Since we look forward to the day when the gas turbine may be an accepted power plant for family cars, we designed the turbine car as a typical family passenger vehicle. For all practical purposes, the car provides a familiar motoring concept for its driver so as not to divert attention from the performance characteristics of the engine. Styling, while unique, is functional and uncontroversial in order to allow the public to make an objective evaluation of the car as a means of passenger transportation.

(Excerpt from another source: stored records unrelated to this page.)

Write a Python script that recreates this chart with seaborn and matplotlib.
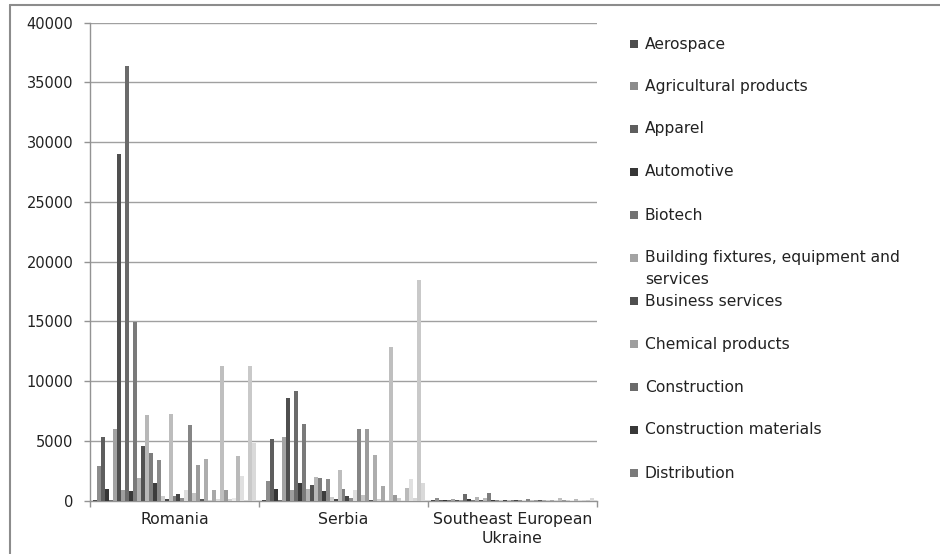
import matplotlib
matplotlib.use("Agg")
import matplotlib.pyplot as plt
import seaborn as sns
import pandas as pd
from matplotlib.patches import Rectangle
from matplotlib.lines import Line2D

countries = ["Romania", "Serbia", "Southeast European\nUkraine"]

clusters = [
    "Aerospace", "Agricultural products", "Apparel", "Automotive", "Biotech",
    "Building fixtures, equipment and\nservices", "Business services", "Chemical products",
    "Construction", "Construction materials", "Distribution",
    "Education and knowledge creation", "Entertainment", "Financial services", "Fishing",
    "Footwear", "Forest products", "Furniture", "Heavy construction services",
    "Heavy machinery", "Hospitality and tourism", "Information technology", "Jewelry",
    "Leather", "Lighting", "Lumber", "Medical devices", "Metal manufacturing",
    "Motor driven products", "Oil and gas", "Paper", "Plastics", "Power generation",
    "Prefabricated enclosures", "Processed food", "Production technology", "Publishing",
    "Sporting goods", "Textiles", "Tobacco", "Transportation and logistics",
]

romania = [100, 2900, 5350, 1000, 30, 6000, 29050, 870, 36400, 850, 14950,
           1900, 4550, 7150, 3980, 1450, 3400, 400, 170, 7250, 360, 580, 250,
           920, 6300, 640, 2970, 170, 3475, 80, 860, 170, 11300, 860, 170, 200,
           3780, 2060, 50, 11250, 4860]
serbia = [50, 1670, 5200, 945, 50, 5310, 8560, 860, 9200, 1500, 6420,
          970, 1300, 1970, 1920, 780, 1780, 330, 170, 2530, 970, 390, 220,
          890, 6030, 445, 6030, 80, 3860, 140, 1250, 50, 12900, 445, 200, 80,
          1060, 1800, 200, 18500, 1450]
ukraine = [50, 190, 60, 60, 60, 110, 60, 60, 530, 110, 100,
           300, 100, 190, 640, 40, 50, 50, 40, 50, 40, 40, 60,
           30, 150, 50, 60, 40, 60, 50, 80, 40, 250, 60, 80, 50,
           150, 60, 40, 60, 250]

colors = ["#4d4d4d", "#8c8c8c", "#5e5e5e", "#363636", "#737373", "#a3a3a3", "#4f4f4f",
          "#9e9e9e", "#6b6b6b", "#383838", "#7a7a7a", "#b3b3b3", "#525252", "#b8b8b8",
          "#7d7d7d", "#3d3d3d", "#8a8a8a", "#cccccc", "#474747", "#bdbdbd", "#7f7f7f",
          "#454545", "#8f8f8f", "#dedede", "#858585", "#c4c4c4", "#9c9c9c", "#575757",
          "#adadad", "#d1d1d1", "#a8a8a8", "#dbdbdb", "#bfbfbf", "#999999", "#cfcfcf",
          "#ebebeb", "#bababa", "#e0e0e0", "#d6d6d6", "#c9c9c9", "#d9d9d9"]

rows = []
for vals, c in zip([romania, serbia, ukraine], countries):
    for name, v in zip(clusters, vals):
        rows.append({"country": c, "cluster": name, "value": v})
df = pd.DataFrame(rows)

sns.set_style("white")
plt.rcParams["font.family"] = ["DejaVu Sans"]

W, H = 940, 554
fig = plt.figure(figsize=(W / 100, H / 100), dpi=100)
ax = fig.add_axes([90 / W, 1 - 500.7 / H, (597 - 90) / W, (500.7 - 22.7) / H])

sns.barplot(data=df, x="country", y="value", hue="cluster", order=countries,
            hue_order=clusters, palette=colors, width=41 / 42.5, gap=0,
            saturation=1, linewidth=0, legend=False, ax=ax, zorder=3)

ax.set_ylim(0, 40000)
ax.set_xlim(-0.5, 2.5)
ax.set_yticks(range(0, 40001, 5000))
ax.yaxis.grid(True, color="#a0a0a0", linewidth=1.0, zorder=0)
ax.set_axisbelow(True)
for s in ["top", "right"]:
    ax.spines[s].set_visible(False)
for s in ["left", "bottom"]:
    ax.spines[s].set_color("#939393")
    ax.spines[s].set_linewidth(1.0)
ax.set_xlabel("")
ax.set_ylabel("")
ax.tick_params(axis="y", which="major", length=4, width=1, color="#939393",
               direction="out", pad=8, labelsize=10.5, labelcolor="#222222", left=True)
ax.tick_params(axis="x", which="major", length=0, pad=8, labelsize=11.3,
               labelcolor="#222222")
ax.set_xticks([-0.5, 0.5, 1.5, 2.5], minor=True)
ax.tick_params(axis="x", which="minor", length=4, width=1, color="#939393",
               direction="out", bottom=True)
ax.set_xticks(range(len(countries)))
ax.set_xticklabels(countries, linespacing=1.35)

# legend (first 11 entries, as visible in the reference)
entry_y = [44, 86, 129, 172, 215, 258, 301, 344, 387, 430, 473]
for i, y in enumerate(entry_y):
    fig.patches.append(Rectangle((630 / W, 1 - (y + 4) / H), 8 / W, 8 / H,
                                 transform=fig.transFigure, facecolor=colors[i],
                                 edgecolor="none"))
    if "\n" in clusters[i]:
        fig.text(645 / W, 1 - (y - 8) / H, clusters[i], fontsize=11.2, color="#222222",
                 va="top", ha="left", linespacing=1.55)
    else:
        fig.text(645 / W, 1 - y / H, clusters[i], fontsize=11.2, color="#222222",
                 va="center", ha="left")

# outer chart border
fig.add_artist(Line2D([10 / W, 10 / W], [0, 1 - 5 / H], color="#8c8c8c",
                      linewidth=1.5, transform=fig.transFigure))
fig.add_artist(Line2D([10 / W, 1], [1 - 5 / H, 1 - 5 / H], color="#8c8c8c",
                      linewidth=1.5, transform=fig.transFigure))

fig.savefig("out.png", dpi=100)
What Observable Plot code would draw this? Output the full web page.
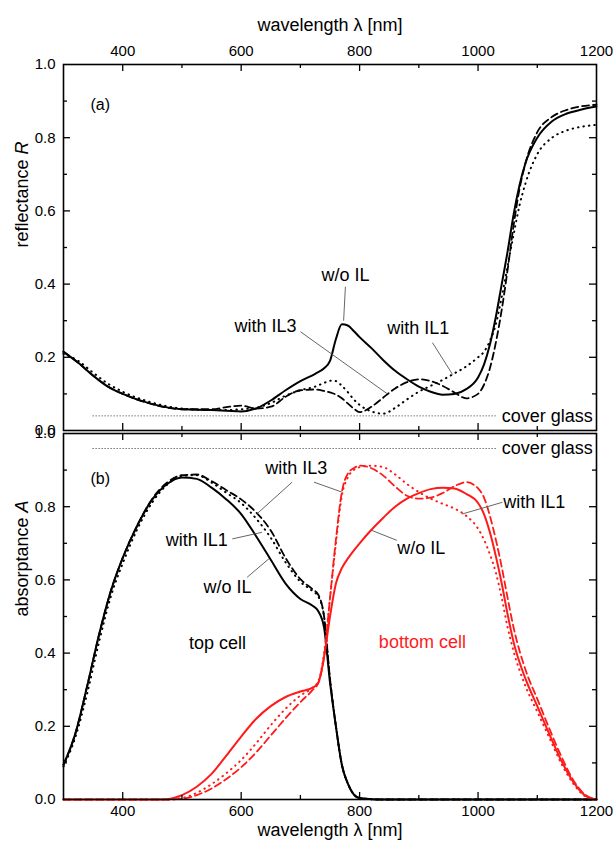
<!DOCTYPE html>
<html><head><meta charset="utf-8">
<script src="https://cdn.jsdelivr.net/npm/d3@7"></script>
<script src="https://cdn.jsdelivr.net/npm/@observablehq/plot@0.6"></script>
<style>
body{margin:0;background:#fff;}
#chart{position:relative;width:613px;height:848px;font-family:"Liberation Sans",Arial,sans-serif;}
#chart svg{position:absolute;left:0;overflow:visible;}
</style></head><body><div id="chart"></div>
<script>
// ---- data: panel (a) reflectance ----
const lamT = [300,325,350,375,400,450,500,550,575,600,625,650,675,700,725,740,750,760,770,780,790,800,820,840,860,880,900,920,940,960,980,1000,1010,1020,1030,1040,1050,1060,1070,1080,1100,1125,1150,1175,1200];
const R_woIL = [0.215,0.185,0.15,0.12,0.1,0.072,0.058,0.056,0.054,0.052,0.06,0.082,0.11,0.135,0.155,0.17,0.19,0.25,0.29,0.287,0.272,0.255,0.225,0.192,0.163,0.14,0.12,0.106,0.098,0.1,0.113,0.145,0.18,0.235,0.31,0.4,0.49,0.59,0.67,0.73,0.8,0.845,0.866,0.877,0.885];
const R_IL3 = [0.215,0.185,0.15,0.12,0.1,0.072,0.058,0.058,0.064,0.068,0.06,0.065,0.092,0.11,0.112,0.108,0.104,0.098,0.088,0.074,0.06,0.05,0.065,0.09,0.115,0.132,0.14,0.135,0.122,0.104,0.088,0.1,0.125,0.17,0.24,0.33,0.44,0.56,0.66,0.73,0.815,0.857,0.876,0.886,0.89];
const R_IL1 = [0.21,0.19,0.158,0.128,0.106,0.076,0.06,0.056,0.056,0.058,0.062,0.075,0.095,0.11,0.12,0.13,0.136,0.135,0.122,0.105,0.085,0.07,0.052,0.046,0.062,0.085,0.106,0.122,0.138,0.156,0.175,0.2,0.215,0.245,0.29,0.365,0.45,0.535,0.615,0.675,0.755,0.8,0.82,0.83,0.835];
const coverR = 0.04;

// ---- data: panel (b) absorptance ----
const lamB = [300,320,340,360,380,400,425,450,475,500,525,550,575,600,625,650,675,700,720,730,740,750,760,770,780,790,800,820,840,860,880,900,920,940,960,980,1000,1010,1020,1030,1040,1050,1060,1080,1100,1120,1140,1160,1180,1200];
const Atop_woIL = [0.095,0.18,0.31,0.45,0.57,0.66,0.75,0.82,0.862,0.88,0.876,0.852,0.82,0.78,0.72,0.655,0.59,0.548,0.53,0.515,0.47,0.32,0.2,0.095,0.044,0.014,0.004,0.001,0,0,0,0,0,0,0,0,0,0,0,0,0,0,0,0,0,0,0,0,0,0];
const Atop_IL3 = [0.095,0.18,0.31,0.45,0.57,0.66,0.75,0.822,0.866,0.886,0.888,0.87,0.845,0.82,0.785,0.735,0.66,0.602,0.575,0.56,0.5,0.33,0.2,0.095,0.044,0.014,0.004,0.001,0,0,0,0,0,0,0,0,0,0,0,0,0,0,0,0,0,0,0,0,0,0];
const Atop_IL1 = [0.09,0.17,0.29,0.43,0.555,0.645,0.74,0.812,0.86,0.884,0.886,0.866,0.838,0.81,0.768,0.715,0.648,0.595,0.57,0.555,0.5,0.33,0.2,0.095,0.044,0.014,0.004,0.001,0,0,0,0,0,0,0,0,0,0,0,0,0,0,0,0,0,0,0,0,0,0];
const Abot_woIL = [0,0,0,0,0,0,0,0,0.001,0.012,0.035,0.07,0.12,0.172,0.22,0.255,0.28,0.295,0.305,0.318,0.39,0.5,0.59,0.632,0.658,0.68,0.7,0.737,0.77,0.8,0.822,0.837,0.848,0.852,0.85,0.835,0.81,0.78,0.73,0.665,0.59,0.505,0.43,0.33,0.255,0.18,0.108,0.05,0.012,0];
const Abot_IL1 = [0,0,0,0,0,0,0,0,0,0.004,0.018,0.042,0.072,0.108,0.153,0.203,0.248,0.284,0.305,0.322,0.4,0.55,0.7,0.83,0.88,0.9,0.908,0.912,0.908,0.888,0.862,0.84,0.822,0.808,0.795,0.775,0.74,0.71,0.67,0.62,0.55,0.47,0.405,0.31,0.24,0.17,0.1,0.045,0.01,0];
const Abot_IL3 = [0,0,0,0,0,0,0,0,0,0.002,0.012,0.03,0.056,0.088,0.128,0.175,0.222,0.266,0.298,0.318,0.39,0.55,0.71,0.84,0.89,0.905,0.912,0.905,0.885,0.855,0.83,0.822,0.825,0.837,0.856,0.867,0.85,0.825,0.775,0.71,0.635,0.55,0.47,0.355,0.275,0.195,0.12,0.055,0.014,0];
const coverA = 0.959;

// ---- tick values ----
const xTickLabels = [400,600,800,1000,1200];
const xMajor = [400,600,800,1000];
const xMinor = [500,700,900,1100];
const yTickLabels = [0,0.2,0.4,0.6,0.8,1.0];
const yMajor = [0.2,0.4,0.6,0.8];
const yMinor = [0.1,0.3,0.5,0.7,0.9];

// ---- layout ----
const W = 613, ML = 63, MR = 17;
const FONT = "'Liberation Sans', Arial, sans-serif";
const RED = "#ff1a1a";
const LEAD = "#555";

const solid = {strokeWidth: 2};
const dashed = {strokeWidth: 1.8, strokeDasharray: "7,4"};
const dotted = {strokeWidth: 2, strokeDasharray: "0.5,5", strokeLinecap: "round"};

function series(lam, vals, color, style) {
  return Plot.line(lam, {x: d => d, y: (d, i) => vals[i], stroke: color, curve: "monotone-x", ...style});
}

function frameTicks(panelH) {
  const pw = W - ML - MR;
  return [
    Plot.tickX(xMajor, {x: d => d, insetBottom: panelH - 7, stroke: "black", strokeWidth: 1.3}),
    Plot.tickX(xMajor, {x: d => d, insetTop: panelH - 7, stroke: "black", strokeWidth: 1.3}),
    Plot.tickX(xMinor, {x: d => d, insetBottom: panelH - 4, stroke: "black", strokeWidth: 1.3}),
    Plot.tickX(xMinor, {x: d => d, insetTop: panelH - 4, stroke: "black", strokeWidth: 1.3}),
    Plot.tickY(yMajor, {y: d => d, insetRight: pw - 7, stroke: "black", strokeWidth: 1.3}),
    Plot.tickY(yMajor, {y: d => d, insetLeft: pw - 7, stroke: "black", strokeWidth: 1.3}),
    Plot.tickY(yMinor, {y: d => d, insetRight: pw - 4, stroke: "black", strokeWidth: 1.3}),
    Plot.tickY(yMinor, {y: d => d, insetLeft: pw - 4, stroke: "black", strokeWidth: 1.3}),
    Plot.frame({stroke: "black", strokeWidth: 1.6})
  ];
}

function label(x, y, t, opts = {}) {
  return Plot.text([t], {x: () => x, y: () => y, text: d => d, fontSize: 18, fill: "black", ...opts});
}
function leader(x1, y1, x2, y2) {
  return Plot.link([0], {x1: () => x1, y1: () => y1, x2: () => x2, y2: () => y2, stroke: LEAD, strokeWidth: 0.9});
}

// ---- panel (a) ----
const topH = 432, topMT = 64, topMB = 2;
const plotA = Plot.plot({
  width: W, height: topH,
  marginLeft: ML, marginRight: MR, marginTop: topMT, marginBottom: topMB,
  style: {fontFamily: FONT, fontSize: "15px", color: "black", background: "white"},
  x: {domain: [300, 1200]},
  y: {domain: [0, 1]},
  marks: [
    Plot.axisX({anchor: "top", ticks: xTickLabels, tickSize: 0, tickPadding: 9, tickFormat: d => String(d), label: null}),
    Plot.axisY({anchor: "left", ticks: yTickLabels, tickSize: 0, tickPadding: 8, tickFormat: d3.format(".1f"), label: null}),
    Plot.text(["wavelength λ [nm]"], {frameAnchor: "top", dy: -46, text: d => d, fontSize: 18}),
    Plot.text(["reflectance R"], {frameAnchor: "left", dx: -41, rotate: -90, text: d => d, fontSize: 18}),
    Plot.ruleY([coverR], {y: d => d, x1: 350, x2: 1033, stroke: "#333", strokeWidth: 1, strokeDasharray: "1,2"}),
    label(1040, coverR, "cover glass", {textAnchor: "start"}),
    series(lamT, R_IL1, "black", dotted),
    series(lamT, R_IL3, "black", dashed),
    series(lamT, R_woIL, "black", solid),
    label(362, 0.89, "(a)", {fontSize: 16}),
    label(776, 0.423, "w/o IL"),
    leader(776, 0.393, 773, 0.30),
    label(641, 0.285, "with IL3"),
    leader(700, 0.27, 847, 0.100),
    label(899, 0.279, "with IL1"),
    leader(923, 0.24, 957, 0.153),
    ...frameTicks(topH - topMT - topMB)
  ]
});

// ---- panel (b) ----
const botOff = 432, botH = 416, botMT = 1, botMB = 49;
const plotB = Plot.plot({
  width: W, height: botH,
  marginLeft: ML, marginRight: MR, marginTop: botMT, marginBottom: botMB,
  style: {fontFamily: FONT, fontSize: "15px", color: "black", background: "transparent"},
  x: {domain: [300, 1200]},
  y: {domain: [0, 1]},
  marks: [
    Plot.axisX({anchor: "bottom", ticks: xTickLabels, tickSize: 0, tickPadding: 6, tickFormat: d => String(d), label: null}),
    Plot.axisY({anchor: "left", ticks: yTickLabels, tickSize: 0, tickPadding: 8, tickFormat: d3.format(".1f"), label: null}),
    Plot.text(["wavelength λ [nm]"], {frameAnchor: "bottom", dy: 36, text: d => d, fontSize: 18}),
    Plot.text(["absorptance A"], {frameAnchor: "left", dx: -41, rotate: -90, text: d => d, fontSize: 18}),
    Plot.ruleY([coverA], {y: d => d, x1: 350, x2: 1033, stroke: "#333", strokeWidth: 1, strokeDasharray: "1,2"}),
    label(1040, coverA, "cover glass", {textAnchor: "start"}),
    series(lamB, Atop_IL1, "black", dotted),
    series(lamB, Atop_IL3, "black", dashed),
    series(lamB, Atop_woIL, "black", solid),
    series(lamB, Abot_IL1, RED, dotted),
    series(lamB, Abot_IL3, RED, dashed),
    series(lamB, Abot_woIL, RED, solid),
    label(362, 0.877, "(b)", {fontSize: 16}),
    label(693, 0.904, "with IL3"),
    leader(686, 0.867, 627, 0.781),
    leader(723, 0.867, 770, 0.84),
    label(525, 0.708, "with IL1"),
    leader(585, 0.712, 635, 0.73),
    label(577, 0.579, "w/o IL"),
    leader(610, 0.607, 647, 0.658),
    label(560, 0.426, "top cell"),
    label(906, 0.429, "bottom cell", {fill: RED}),
    label(904, 0.686, "w/o IL"),
    leader(863, 0.708, 821, 0.735),
    label(1095, 0.811, "with IL1"),
    leader(1041, 0.812, 973, 0.78),
    ...frameTicks(botH - botMT - botMB)
  ]
});

plotA.style.top = "0px";
plotB.style.top = botOff + "px";
const chart = document.getElementById("chart");
chart.appendChild(plotA);
chart.appendChild(plotB);

// italic symbols in the y-axis titles
for (const svg of [plotA, plotB]) {
  svg.querySelectorAll("text").forEach(t => {
    const s = t.textContent;
    if (s === "reflectance R" || s === "absorptance A") {
      const sym = s.slice(-1);
      t.textContent = s.slice(0, -1);
      const ts = document.createElementNS("http://www.w3.org/2000/svg", "tspan");
      ts.setAttribute("font-style", "italic");
      ts.textContent = sym;
      t.appendChild(ts);
    }
  });
}
</script></body></html>
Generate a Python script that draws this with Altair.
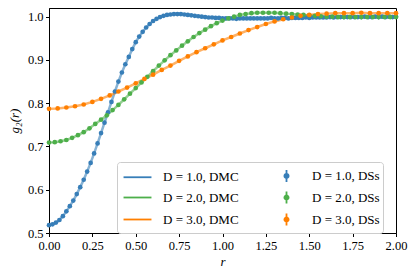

The fourth-generation gas turbine which powers the car represents knowledge gained from ten years of intensive research and development. It is considerably advanced beyond the engine first shown to the public in 1962. For instance, weight has been reduced by ten percent to 410 pounds and size has been reduced by twenty-five per cent. The engine housing has been made symmetrical by the use of twin regenerators and a centrally located burner.

The response time, or gas generator acceleration time, from idle to rated speed , had been significantly reduced. Torque had been increased 50 foot pounds to 425 foot pounds.

This new turbine delivers 130 rated horsepower to the rear wheels of the car. Because of the turbine's torque characteristics it produces car activity equivalent to a 230-horsepower V-8 piston engine, but weighs only half as much.

I'm sure that the performance of the Chrysler Turbine Car you will drive this morning will impress you. I'd especially like you to observe the smooth response to the accelerator, the absence of engine vibration, and the low engine noise at normal operating speeds.

We are now ready to introduce to you the Duluth motorist who will put the turbine car int use here for the next three months.

(At this point my family was introduced to the news media at the meeting.)

*Taken from my fathers copy of the remarks given to him by Mr. Sturm.